Land audit starts in Mashonaland East

15 Mar, 2015 - 00:03 0 Views

The Sunday Mail

GOVERNMENT sets the ball rolling this week on the long-awaited land audit which will start in Mashonaland East province as soon as the Ministry of Lands and Rural Resettlement unveils a budget estimated at US$35 million for the extensive programme.

Land and Rural Resettlement Minister Dr Douglas Mombeshora said his office was finalising the budget for the land audit which is likely to be completed within a year.

The land audit is expected to rattle political heavyweights who own more than one farm. Some of such culprits include former Presidential Affairs Minister Didymus Mutasa, whose farm grab shenanigans have since been exposed in Manicaland.

Former Zanu-PF Mashonaland East chairman Ray Kaukonde has also been accused of multiple farm ownership and using his political clout to protect white commercial farmers.

Dr Mombeshora said: “We will begin work in Mashonaland East province because, as you may know, there has been a lot of concern about reported land ownership anomalies in that province. After we have agreed on the budget we will move onto the ground without delay. Ideally we want it done within a year. We are putting in place mechanisms that will ensure that we are the programme’s major financiers.

“That is why this week I will be presenting in Cabinet a paper finalising the issue of land taxes where I will propose that my ministry retain a small percentage of the revenue collected and use it to finance the audit exercise.”

President Mugabe has since revealed that around 163 farms in Mashonaland East remained in the hands of white farmers under unclear circumstances, amid suspicions that they were protected by Mr Kaukonde.

Dr Mombeshora has also exposed irregularities in allocation of farms with some children as young as 10 years old receiving farms or plots.

He said some beneficiaries were allocated more farms because of a mix-up of names.

External auditors, Government said, will be hired to carry out the audit to thwart possible conflict of interest.

The audit feeds into plans by the ministry, working in collaboration with the Office of the President and Cabinet, to establish a centralised farm registry system linking the Ministry of Lands and Resettlement to its provincial offices handling land allocations.

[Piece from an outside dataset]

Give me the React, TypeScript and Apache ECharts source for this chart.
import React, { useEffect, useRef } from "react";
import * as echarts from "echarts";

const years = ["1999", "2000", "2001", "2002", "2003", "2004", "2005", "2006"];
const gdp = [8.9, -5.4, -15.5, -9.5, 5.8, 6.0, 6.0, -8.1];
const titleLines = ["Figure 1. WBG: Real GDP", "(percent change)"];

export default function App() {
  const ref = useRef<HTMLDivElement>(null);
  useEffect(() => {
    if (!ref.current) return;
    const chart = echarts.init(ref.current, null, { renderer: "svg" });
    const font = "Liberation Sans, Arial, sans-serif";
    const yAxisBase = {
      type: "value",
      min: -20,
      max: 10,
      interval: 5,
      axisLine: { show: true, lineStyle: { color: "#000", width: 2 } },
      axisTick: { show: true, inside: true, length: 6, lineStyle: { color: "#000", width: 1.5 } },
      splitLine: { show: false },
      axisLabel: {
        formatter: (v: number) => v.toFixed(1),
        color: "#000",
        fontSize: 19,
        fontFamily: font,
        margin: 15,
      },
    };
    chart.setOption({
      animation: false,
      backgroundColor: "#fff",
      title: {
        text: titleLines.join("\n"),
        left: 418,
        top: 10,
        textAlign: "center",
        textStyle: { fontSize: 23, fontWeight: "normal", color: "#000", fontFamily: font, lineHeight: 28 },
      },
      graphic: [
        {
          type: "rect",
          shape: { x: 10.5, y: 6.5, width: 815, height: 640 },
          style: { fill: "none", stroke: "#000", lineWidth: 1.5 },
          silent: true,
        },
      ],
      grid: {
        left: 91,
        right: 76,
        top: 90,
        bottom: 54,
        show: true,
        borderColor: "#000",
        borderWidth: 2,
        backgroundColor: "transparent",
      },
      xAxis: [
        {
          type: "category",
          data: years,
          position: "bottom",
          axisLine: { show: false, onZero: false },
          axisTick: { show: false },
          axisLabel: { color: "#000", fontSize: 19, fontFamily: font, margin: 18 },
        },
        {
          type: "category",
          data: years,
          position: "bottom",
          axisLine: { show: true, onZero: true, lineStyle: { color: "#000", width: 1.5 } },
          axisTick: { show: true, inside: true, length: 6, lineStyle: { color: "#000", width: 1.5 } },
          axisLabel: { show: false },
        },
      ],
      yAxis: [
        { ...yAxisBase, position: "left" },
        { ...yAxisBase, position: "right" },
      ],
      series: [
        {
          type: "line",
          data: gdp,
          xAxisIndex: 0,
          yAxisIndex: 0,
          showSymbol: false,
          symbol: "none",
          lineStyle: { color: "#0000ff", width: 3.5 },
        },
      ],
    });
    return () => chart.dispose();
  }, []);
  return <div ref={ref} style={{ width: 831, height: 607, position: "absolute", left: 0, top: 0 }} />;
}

Apart from exposing greedy multiple farm owners, the land audit is also expected to flush out unproductive farmers whose land has long been lying idle and ascertain the exact number of farmers who benefited from the land reform programme.

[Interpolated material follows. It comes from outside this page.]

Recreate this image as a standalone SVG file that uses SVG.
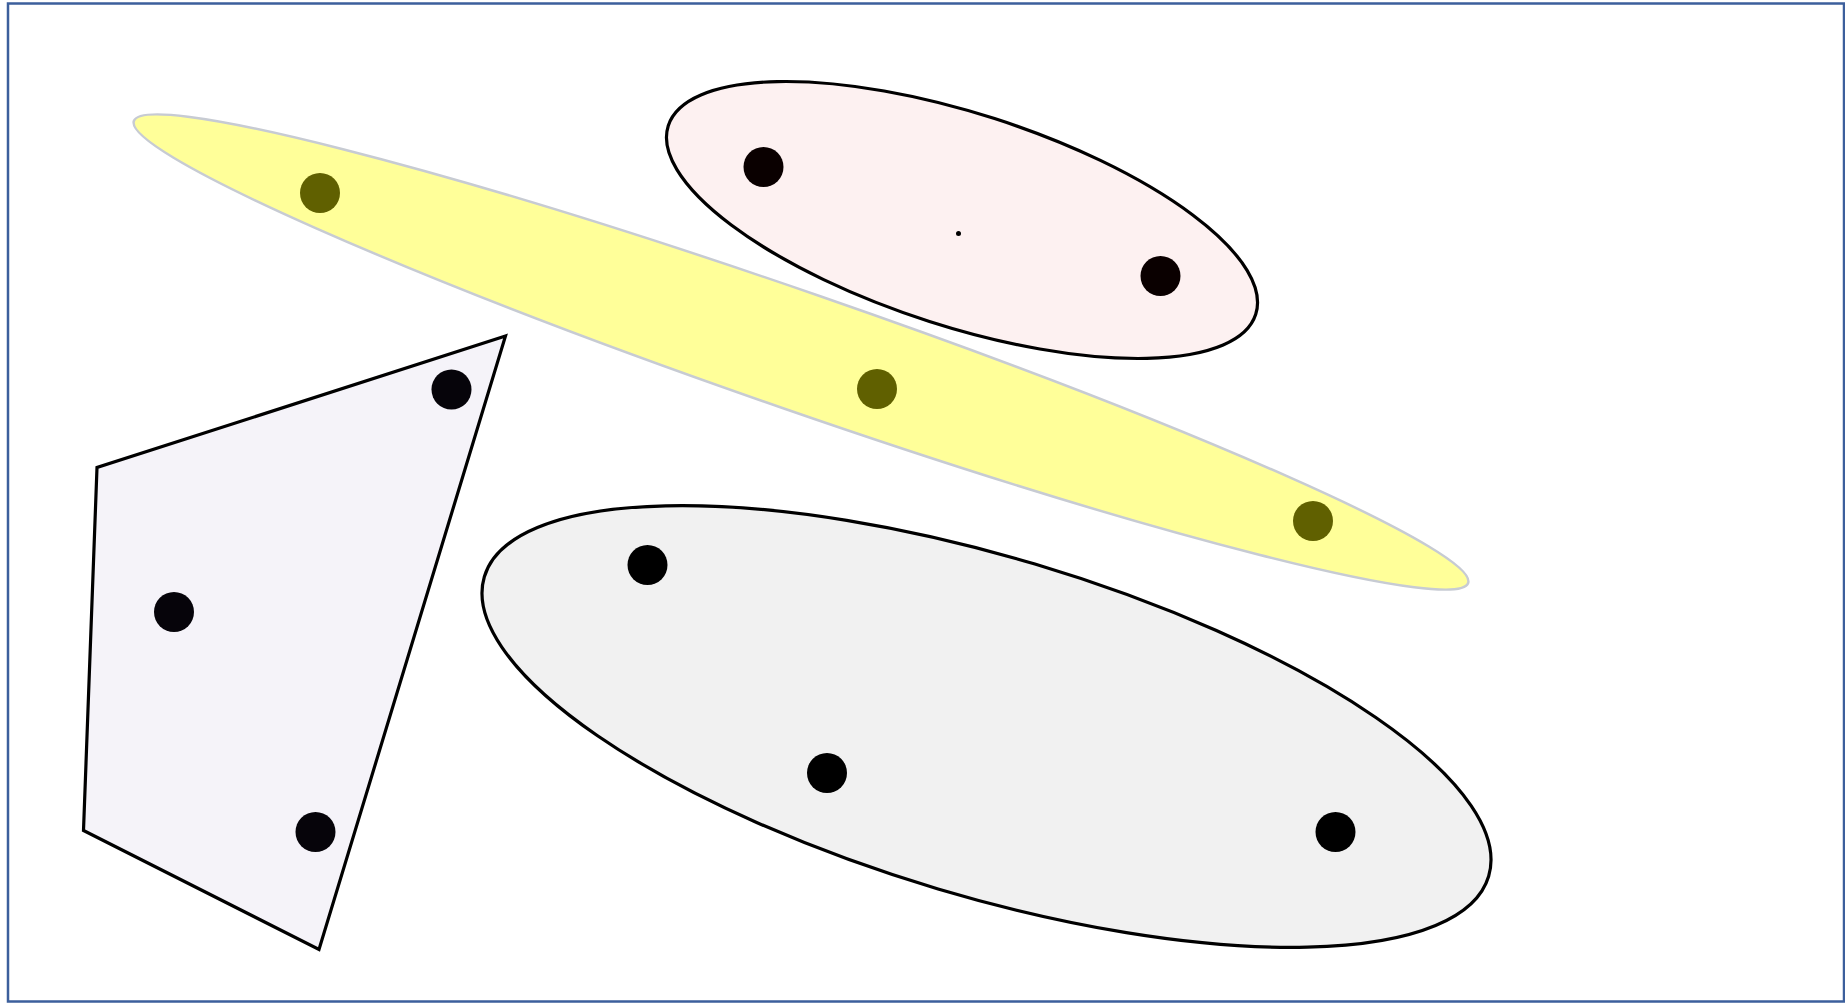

The Ministry of Lands and Resettlement does not have a database for the beneficiaries of the land reform programme. It is said about 300 000 people benefited since 2000 although no empirical evidence has been produced to back up the figures.

The new system, which is part of the Government’s E-Governance programme, will register information such as farm maps, the farm owners’ personal information details and land use among other details.

Significantly, the system will enable senior ministry officials at the national headquarters to remotely access land allocation data from provincial offices and possibly detect fraudulent activities by provincial land officers.

The computerised system will also, among other things, ensure that there are no multiple farm allocations as well as help settle farm boundary and ownership disputes.

Minster Mombeshora said the programme will be launched before mid-year. “We will be definite about the number of landless people in the country once we have compiled all the details from the provinces through the E-Governance programme.

“Through that platform we can be able to access all information about land allocations and ownership from our provincial offices directly from our offices here in Harare.

“Just this week our senior staffers where attending a training seminar where they were learning about using the new system.”